Cricket (not the bug): An exploratory essay from the Spring 2007 issue

To begin with, I don’t really know all that much about cricket.

The field of play is a near-circular donut-shaped structure with a bunch of green in the middle, referred to as the “grounds.” As for the gameplay, the only place you could find a sport more willy-nilly about its own trajectories is on a park district field full of non-athletes playing ultimate Frisbee. And that statement isn’t even true; I just dislike Frisbees—stealing greenspace from formerly carefree middle-schoolers, who instead must trudge home to basements designed to fill their hearts and minds with a dense gruel of mediocrity and unfulfillable dreams as the X-Box whirrs to life.

There are two vaguely popular cricket video games available. One features Brian Lara, star of the West Indies club (the Windies). The reviews I’ve read make Brian Lara International Cricket 2005 sound like the more exciting game, although it apparently lacks in realism. I think the other game might be named after some English chap, or something equally bland, like “EA Cricket 2004.” Anyway, this one apparently pays a little more attention to the details and general feel of cricket. I imagine they were more thoughtful about things like the grass, and the color of the opposing team’s socks.

When I started asking questions about cricket (I wanted to learn, you see) a certain movie kept coming up. The movie came from a faraway land (India) and is called Lagaan. Lagaan is from an early period of “the British problem” in India. A British-appointed governor demands, in a time of severe drought, that the people he governs pay a double lagaan, or protection tax.
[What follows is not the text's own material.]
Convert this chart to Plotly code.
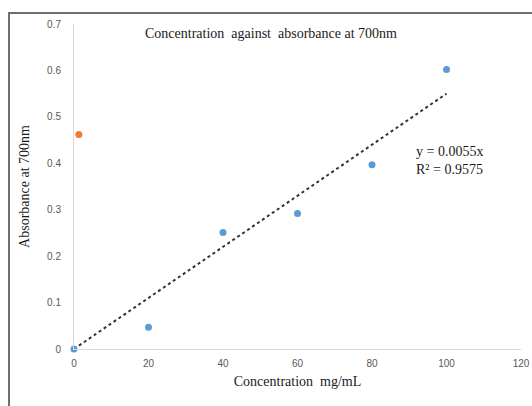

This Brit is a bit of a ramblin’ gamblin’ man, and, thus, the lagaan will be lifted if the Indians can beat the British in a game they have never played before: Cricket! This inspires much singing and dancing for the Indians—pretty much everything does in Bollywood—as they decide to take up the challenge and learn how to play the game that will determine their future security.
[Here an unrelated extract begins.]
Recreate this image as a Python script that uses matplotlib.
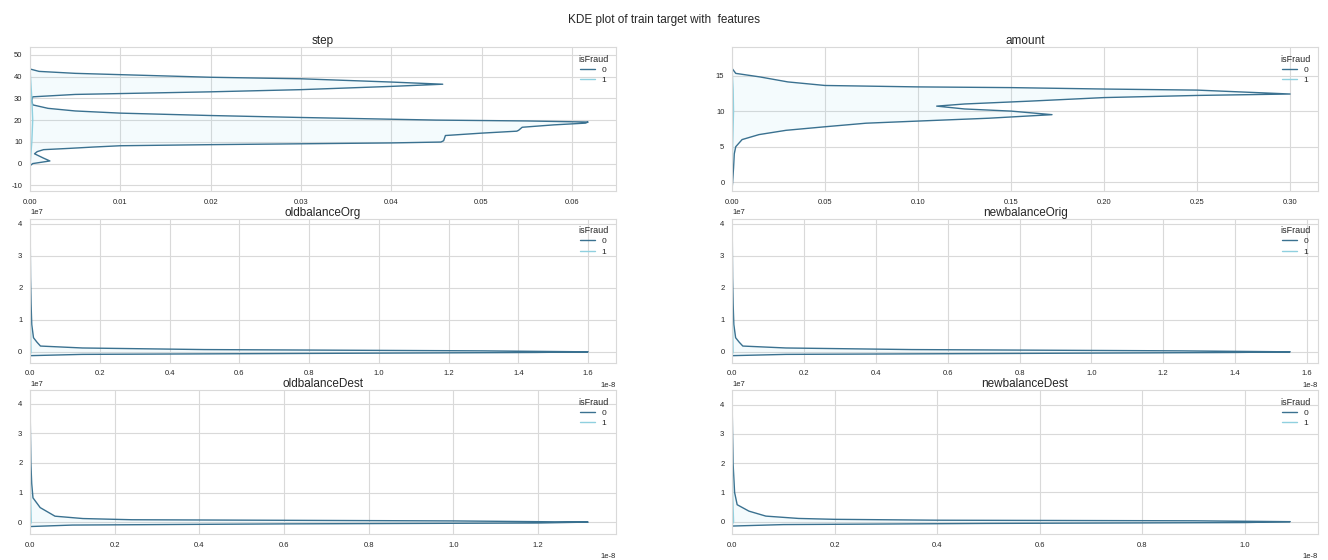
import matplotlib
matplotlib.use("Agg")
import matplotlib.pyplot as plt
from matplotlib.ticker import MultipleLocator
import seaborn as sns

features = ["step", "amount", "oldbalanceOrg", "newbalanceOrig",
            "oldbalanceDest", "newbalanceDest"]
hue_levels = ["0", "1"]

# isFraud = 0 density curves (value along y, density along x)
step_val = [-1.0, 0.0, 1.2, 2.5, 4.5, 5.5, 6.4, 7.0, 7.6, 8.2, 8.7, 9.1, 9.5, 9.9,
            10.5, 12.9, 14.0, 14.9, 15.3, 16.7, 17.8, 18.6, 19.1, 19.6, 20.0, 20.4,
            21.2, 22.1, 23.2, 24.2, 25.4, 27.0, 29.0, 30.7, 31.8, 32.2, 33.0, 34.0,
            35.5, 36.5, 37.5, 39.0, 39.7, 40.9, 41.5, 42.4, 43.5]
step_den = [0.0, 0.0003, 0.0022, 0.0015, 0.0005, 0.0008, 0.0015, 0.0044, 0.007,
            0.010, 0.020, 0.030, 0.040, 0.0455, 0.0458, 0.0460, 0.050, 0.0539,
            0.0541, 0.0545, 0.058, 0.0615, 0.0618, 0.055, 0.045, 0.040, 0.030,
            0.020, 0.010, 0.005, 0.002, 0.0003, 0.0002, 0.0003, 0.005, 0.010,
            0.020, 0.030, 0.040, 0.0457, 0.040, 0.030, 0.020, 0.010, 0.005,
            0.001, 0.0]

amount_val = [-1.0, 0.0, 2.0, 4.0, 5.0, 6.0, 6.7, 7.3, 7.8, 8.3, 8.6, 9.0, 9.5,
              10.0, 10.3, 10.7, 11.0, 11.4, 11.9, 12.2, 12.4, 12.95, 13.1, 13.3,
              13.4, 13.6, 14.1, 14.8, 15.3, 16.0]
amount_den = [0.0, 0.0003, 0.0008, 0.0012, 0.002, 0.0054, 0.0145, 0.029, 0.05,
              0.072, 0.10, 0.138, 0.172, 0.15, 0.125, 0.11, 0.125, 0.16, 0.20,
              0.25, 0.30, 0.25, 0.20, 0.15, 0.10, 0.05, 0.03, 0.015, 0.002, 0.0]

old_org_val = [-0.12e7, -0.08e7, -0.05e7, -0.02e7, 0.0, 0.03e7, 0.07e7, 0.12e7,
               0.18e7, 0.3e7, 0.44e7, 0.85e7, 1.5e7, 2.3e7, 3.0e7, 3.9e7]
old_org_den = [0.0, 0.15e-8, 0.8e-8, 1.45e-8, 1.60e-8, 1.3e-8, 0.5e-8, 0.15e-8,
               0.03e-8, 0.02e-8, 0.01e-8, 0.005e-8, 0.003e-8, 0.0015e-8,
               0.001e-8, 0.0005e-8]

new_org_val = [-0.12e7, -0.08e7, -0.05e7, -0.02e7, 0.0, 0.03e7, 0.07e7, 0.12e7,
               0.18e7, 0.3e7, 0.44e7, 0.85e7, 1.5e7, 2.3e7, 3.0e7, 3.9e7]
new_org_den = [0.0, 0.15e-8, 0.8e-8, 1.4e-8, 1.553e-8, 1.25e-8, 0.5e-8, 0.15e-8,
               0.03e-8, 0.02e-8, 0.01e-8, 0.005e-8, 0.003e-8, 0.0015e-8,
               0.001e-8, 0.0005e-8]

old_dest_val = [-0.15e7, -0.1e7, -0.06e7, -0.03e7, 0.0, 0.04e7, 0.08e7, 0.12e7,
                0.2e7, 0.49e7, 0.82e7, 1.3e7, 2.0e7, 3.0e7, 4.2e7]
old_dest_den = [0.0, 0.1e-8, 0.6e-8, 1.2e-8, 1.318e-8, 1.0e-8, 0.24e-8,
                0.125e-8, 0.059e-8, 0.024e-8, 0.007e-8, 0.004e-8, 0.002e-8,
                0.001e-8, 0.0]

new_dest_val = [-0.15e7, -0.1e7, -0.06e7, -0.03e7, 0.0, 0.03e7, 0.05e7, 0.08e7,
                0.11e7, 0.19e7, 0.36e7, 0.58e7, 1.0e7, 2.0e7, 3.0e7, 4.3e7]
new_dest_den = [0.0, 0.1e-8, 0.5e-8, 1.0e-8, 1.089e-8, 0.9e-8, 0.4e-8, 0.2e-8,
                0.13e-8, 0.066e-8, 0.033e-8, 0.01e-8, 0.005e-8, 0.002e-8,
                0.001e-8, 0.0]

# isFraud = 1 curves are squashed against the axis (tiny share of rows)
fraud_step_val = [-1.0, 10.0, 20.0, 30.0, 43.5]
fraud_step_den = [0.0, 0.0002, 0.0003, 0.0002, 0.0]
fraud_amount_val = [-1.0, 5.0, 10.0, 13.0, 16.0]
fraud_amount_den = [0.0, 0.0003, 0.0008, 0.0006, 0.0]
fraud_bal_val = [-0.12e7, 0.0, 1.0e7, 2.5e7, 4.0e7]
fraud_bal_den = [0.0, 0.003e-8, 0.001e-8, 0.0005e-8, 0.0]

curves0 = [(step_val, step_den), (amount_val, amount_den),
           (old_org_val, old_org_den), (new_org_val, new_org_den),
           (old_dest_val, old_dest_den), (new_dest_val, new_dest_den)]
curves1 = [(fraud_step_val, fraud_step_den), (fraud_amount_val, fraud_amount_den),
           (fraud_bal_val, fraud_bal_den), (fraud_bal_val, fraud_bal_den),
           (fraud_bal_val, fraud_bal_den), (fraud_bal_val, fraud_bal_den)]

# axis ranges and y tick steps as shown in the picture
y_limits = [(-12.7, 53.6), (-1.25, 19.0), (-0.34e7, 4.16e7), (-0.34e7, 4.16e7),
            (-0.41e7, 4.46e7), (-0.43e7, 4.5e7)]
y_steps = [10, 5, 1e7, 1e7, 1e7, 1e7]

sns.set_style("whitegrid")
plt.rcParams["font.family"] = ["Liberation Sans", "DejaVu Sans"]
plt.rcParams["xtick.labelsize"] = 5.5
plt.rcParams["ytick.labelsize"] = 5.5
plt.rcParams["axes.edgecolor"] = "0.85"
plt.rcParams["grid.color"] = "0.85"
plt.rcParams["axes.unicode_minus"] = False

c0 = "#3a7190"
c1 = "#8fd0df"

fig, axes = plt.subplots(3, 2, figsize=(13.28, 5.6), dpi=100)
fig.subplots_adjust(left=0.0226, right=0.9925, top=0.916, bottom=0.046,
                    wspace=0.198, hspace=0.19)
fig.suptitle("KDE plot of train target with  features", fontsize=8.5, y=0.975)

for ax, name, (v0, d0), (v1, d1), ylim, ys in zip(axes.flat, features, curves0,
                                                 curves1, y_limits, y_steps):
    ax.fill_betweenx(v0, 0, d0, color="#7fd3ea", alpha=0.08, lw=0)
    ax.plot(d0, v0, color=c0, lw=1.0, label=hue_levels[0])
    ax.plot(d1, v1, color=c1, lw=1.0, label=hue_levels[1])
    ax.set_xlim(0, max(d0) * 1.05)
    ax.set_ylim(*ylim)
    ax.yaxis.set_major_locator(MultipleLocator(ys))
    ax.set_title(name, fontsize=8.5, pad=2)
    ax.tick_params(axis="both", pad=2)
    ax.xaxis.get_offset_text().set_fontsize(5.5)
    ax.yaxis.get_offset_text().set_fontsize(5.5)
    ax.legend(title="isFraud", loc="upper right", frameon=False,
              fontsize=6, title_fontsize=6.5, handlelength=1.8,
              labelspacing=0.3)

fig.savefig("out.png", dpi=100)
Lagaan is nearly identical to the Mighty Ducks movies, all of them, except that the stakes include famine in addition to utter humiliation and loss of the respect of your loved ones and even the respect your whole country has for you, and also, cricket matches are much longer than hockey games. Here’s a sad note: While the punky young Ducks live in a free society, it is the hard-luck farmers living under perilous oppression who engage in the most singing and dancing. The frequency with which the farmers would sing and dance their way through relatively simple expressions was quite excessive, even irresponsible. One big number took up perhaps fifteen minutes of Lagaan and had nothing at all to do with cricket, lagaan, or the drought. (I will say that while the Mighty Ducks exhibited rare choreographic instinct on the ice, it was elsewhere sorely missed.) 

The farmers, of course, end up winning the match after it dragged on into the third or fourth day. Rainclouds appear on the horizon, Emilio Estevez is taken off death row, and the Brit soils himself. There was much rejoicing.

Alas, pick up any newspaper sports section and you will see, after reading the cricket news, that this is not the current mood of the sport. A few of the articles will actually contain coverage of cricket matches, and the rest of them will either be about injuries or contract disputes. They will all be highly speculative—Lister may or may not be playing in the upcoming one day internationals, the West Indies Cricket Board may or may not survive financially, and so on. These concerns make up the bulk of cricket coverage.

I am mildly compelled to continue learning about cricket.